• _Given information_:

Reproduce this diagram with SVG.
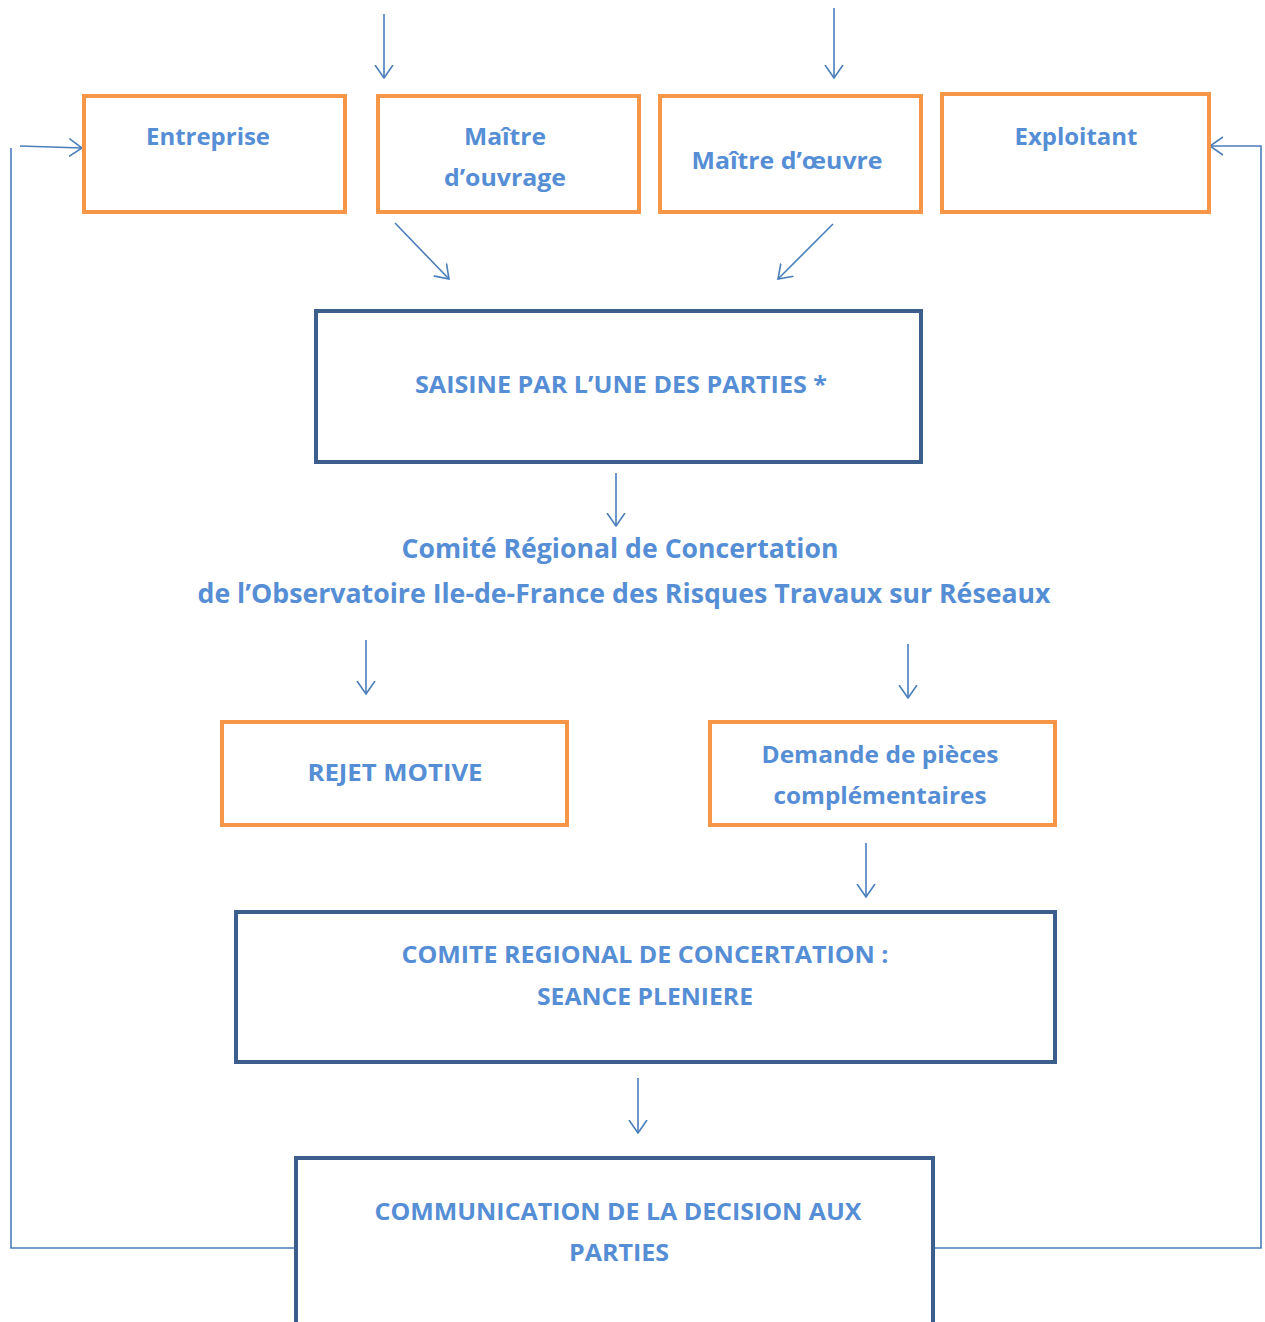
<svg xmlns="http://www.w3.org/2000/svg" width="1265" height="1322" viewBox="0 0 1265 1322">
<style>
.bg{fill:#ffffff}
.or{fill:#ffffff;stroke:#F79646;stroke-width:4}
.bl{fill:#ffffff;stroke:#3B5E8C;stroke-width:4}
.t{font-family:"Open Sans","Noto Sans","Liberation Sans",sans-serif;font-weight:700;font-size:24px;fill:#558ED5;text-anchor:middle}
.big{font-size:26px}
.c{fill:none;stroke:#4A7EBB;stroke-width:1.6}
</style>
<defs>
<marker id="ah" markerUnits="userSpaceOnUse" markerWidth="14" markerHeight="20" viewBox="0 0 14 20" refX="13" refY="10" orient="auto">
<path d="M0,1 L13,10 L0,19" fill="none" stroke="#4A7EBB" stroke-width="1.6"/>
</marker>
</defs>
<rect class="bg" x="0" y="0" width="1265" height="1322"/>
<g id="connectors">
<line class="c" x1="384" y1="14" x2="384" y2="78" marker-end="url(#ah)"/>
<line class="c" x1="834" y1="8" x2="834" y2="78" marker-end="url(#ah)"/>
<line class="c" x1="395" y1="223" x2="449" y2="279" marker-end="url(#ah)"/>
<line class="c" x1="833" y1="224" x2="778" y2="279" marker-end="url(#ah)"/>
<line class="c" x1="616" y1="473" x2="616" y2="526" marker-end="url(#ah)"/>
<line class="c" x1="366" y1="640" x2="366" y2="694" marker-end="url(#ah)"/>
<line class="c" x1="908" y1="644" x2="908" y2="698" marker-end="url(#ah)"/>
<line class="c" x1="866" y1="843" x2="866" y2="897" marker-end="url(#ah)"/>
<line class="c" x1="638" y1="1078" x2="638" y2="1133" marker-end="url(#ah)"/>
<polyline class="c" points="296,1248 11,1248 11,148"/>
<line class="c" x1="20" y1="146" x2="82" y2="148" marker-end="url(#ah)"/>
<polyline class="c" points="933,1248 1261,1248 1261,146 1210,146" marker-end="url(#ah)"/>
</g>
<g id="entreprise">
<rect class="or" x="84" y="96" width="261" height="116"/>
<text class="t" x="208" y="145" textLength="124" lengthAdjust="spacingAndGlyphs">Entreprise</text>
</g>
<g id="maitre-ouvrage">
<rect class="or" x="378" y="96" width="261" height="116"/>
<text class="t" x="505" y="145" textLength="82" lengthAdjust="spacingAndGlyphs">Maître</text>
<text class="t" x="505" y="186" textLength="122" lengthAdjust="spacingAndGlyphs">d’ouvrage</text>
</g>
<g id="maitre-oeuvre">
<rect class="or" x="660" y="96" width="261" height="116"/>
<text class="t" x="787" y="169" textLength="191" lengthAdjust="spacingAndGlyphs">Maître d’œuvre</text>
</g>
<g id="exploitant">
<rect class="or" x="942" y="94" width="267" height="118"/>
<text class="t" x="1076" y="145" textLength="123" lengthAdjust="spacingAndGlyphs">Exploitant</text>
</g>
<g id="saisine">
<rect class="bl" x="316" y="311" width="605" height="151"/>
<text class="t" x="621" y="393" textLength="412" lengthAdjust="spacingAndGlyphs">SAISINE PAR L’UNE DES PARTIES *</text>
</g>
<g id="comite-titre">
<text class="t big" x="620" y="558" textLength="437" lengthAdjust="spacingAndGlyphs">Comité Régional de Concertation</text>
<text class="t big" x="624" y="603" textLength="853" lengthAdjust="spacingAndGlyphs">de l’Observatoire Ile-de-France des Risques Travaux sur Réseaux</text>
</g>
<g id="rejet">
<rect class="or" x="222" y="722" width="345" height="103"/>
<text class="t" x="395" y="781" textLength="175" lengthAdjust="spacingAndGlyphs">REJET MOTIVE</text>
</g>
<g id="demande">
<rect class="or" x="710" y="722" width="345" height="103"/>
<text class="t" x="880" y="763" textLength="237" lengthAdjust="spacingAndGlyphs">Demande de pièces</text>
<text class="t" x="880" y="804" textLength="213" lengthAdjust="spacingAndGlyphs">complémentaires</text>
</g>
<g id="seance">
<rect class="bl" x="236" y="912" width="819" height="150"/>
<text class="t" x="645" y="963" textLength="487" lengthAdjust="spacingAndGlyphs">COMITE REGIONAL DE CONCERTATION :</text>
<text class="t" x="645" y="1005" textLength="216" lengthAdjust="spacingAndGlyphs">SEANCE PLENIERE</text>
</g>
<g id="communication">
<rect class="bl" x="296" y="1158" width="637" height="170"/>
<text class="t" x="618" y="1220" textLength="487" lengthAdjust="spacingAndGlyphs">COMMUNICATION DE LA DECISION AUX</text>
<text class="t" x="619" y="1261" textLength="100" lengthAdjust="spacingAndGlyphs">PARTIES</text>
</g>
</svg>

• _To do_:
Omit any images, then output the listing exactly.

• _Exercise result_:
Reproduce this diagram with SVG.
<svg xmlns="http://www.w3.org/2000/svg" width="1265" height="1322" viewBox="0 0 1265 1322">
<style>
.bg{fill:#ffffff}
.or{fill:#ffffff;stroke:#F79646;stroke-width:4}
.bl{fill:#ffffff;stroke:#3B5E8C;stroke-width:4}
.t{font-family:"Open Sans","Noto Sans","Liberation Sans",sans-serif;font-weight:700;font-size:24px;fill:#558ED5;text-anchor:middle}
.big{font-size:26px}
.c{fill:none;stroke:#4A7EBB;stroke-width:1.6}
</style>
<defs>
<marker id="ah" markerUnits="userSpaceOnUse" markerWidth="14" markerHeight="20" viewBox="0 0 14 20" refX="13" refY="10" orient="auto">
<path d="M0,1 L13,10 L0,19" fill="none" stroke="#4A7EBB" stroke-width="1.6"/>
</marker>
</defs>
<rect class="bg" x="0" y="0" width="1265" height="1322"/>
<g id="connectors">
<line class="c" x1="384" y1="14" x2="384" y2="78" marker-end="url(#ah)"/>
<line class="c" x1="834" y1="8" x2="834" y2="78" marker-end="url(#ah)"/>
<line class="c" x1="395" y1="223" x2="449" y2="279" marker-end="url(#ah)"/>
<line class="c" x1="833" y1="224" x2="778" y2="279" marker-end="url(#ah)"/>
<line class="c" x1="616" y1="473" x2="616" y2="526" marker-end="url(#ah)"/>
<line class="c" x1="366" y1="640" x2="366" y2="694" marker-end="url(#ah)"/>
<line class="c" x1="908" y1="644" x2="908" y2="698" marker-end="url(#ah)"/>
<line class="c" x1="866" y1="843" x2="866" y2="897" marker-end="url(#ah)"/>
<line class="c" x1="638" y1="1078" x2="638" y2="1133" marker-end="url(#ah)"/>
<polyline class="c" points="296,1248 11,1248 11,148"/>
<line class="c" x1="20" y1="146" x2="82" y2="148" marker-end="url(#ah)"/>
<polyline class="c" points="933,1248 1261,1248 1261,146 1210,146" marker-end="url(#ah)"/>
</g>
<g id="entreprise">
<rect class="or" x="84" y="96" width="261" height="116"/>
<text class="t" x="208" y="145" textLength="124" lengthAdjust="spacingAndGlyphs">Entreprise</text>
</g>
<g id="maitre-ouvrage">
<rect class="or" x="378" y="96" width="261" height="116"/>
<text class="t" x="505" y="145" textLength="82" lengthAdjust="spacingAndGlyphs">Maître</text>
<text class="t" x="505" y="186" textLength="122" lengthAdjust="spacingAndGlyphs">d’ouvrage</text>
</g>
<g id="maitre-oeuvre">
<rect class="or" x="660" y="96" width="261" height="116"/>
<text class="t" x="787" y="169" textLength="191" lengthAdjust="spacingAndGlyphs">Maître d’œuvre</text>
</g>
<g id="exploitant">
<rect class="or" x="942" y="94" width="267" height="118"/>
<text class="t" x="1076" y="145" textLength="123" lengthAdjust="spacingAndGlyphs">Exploitant</text>
</g>
<g id="saisine">
<rect class="bl" x="316" y="311" width="605" height="151"/>
<text class="t" x="621" y="393" textLength="412" lengthAdjust="spacingAndGlyphs">SAISINE PAR L’UNE DES PARTIES *</text>
</g>
<g id="comite-titre">
<text class="t big" x="620" y="558" textLength="437" lengthAdjust="spacingAndGlyphs">Comité Régional de Concertation</text>
<text class="t big" x="624" y="603" textLength="853" lengthAdjust="spacingAndGlyphs">de l’Observatoire Ile-de-France des Risques Travaux sur Réseaux</text>
</g>
<g id="rejet">
<rect class="or" x="222" y="722" width="345" height="103"/>
<text class="t" x="395" y="781" textLength="175" lengthAdjust="spacingAndGlyphs">REJET MOTIVE</text>
</g>
<g id="demande">
<rect class="or" x="710" y="722" width="345" height="103"/>
<text class="t" x="880" y="763" textLength="237" lengthAdjust="spacingAndGlyphs">Demande de pièces</text>
<text class="t" x="880" y="804" textLength="213" lengthAdjust="spacingAndGlyphs">complémentaires</text>
</g>
<g id="seance">
<rect class="bl" x="236" y="912" width="819" height="150"/>
<text class="t" x="645" y="963" textLength="487" lengthAdjust="spacingAndGlyphs">COMITE REGIONAL DE CONCERTATION :</text>
<text class="t" x="645" y="1005" textLength="216" lengthAdjust="spacingAndGlyphs">SEANCE PLENIERE</text>
</g>
<g id="communication">
<rect class="bl" x="296" y="1158" width="637" height="170"/>
<text class="t" x="618" y="1220" textLength="487" lengthAdjust="spacingAndGlyphs">COMMUNICATION DE LA DECISION AUX</text>
<text class="t" x="619" y="1261" textLength="100" lengthAdjust="spacingAndGlyphs">PARTIES</text>
</g>
</svg>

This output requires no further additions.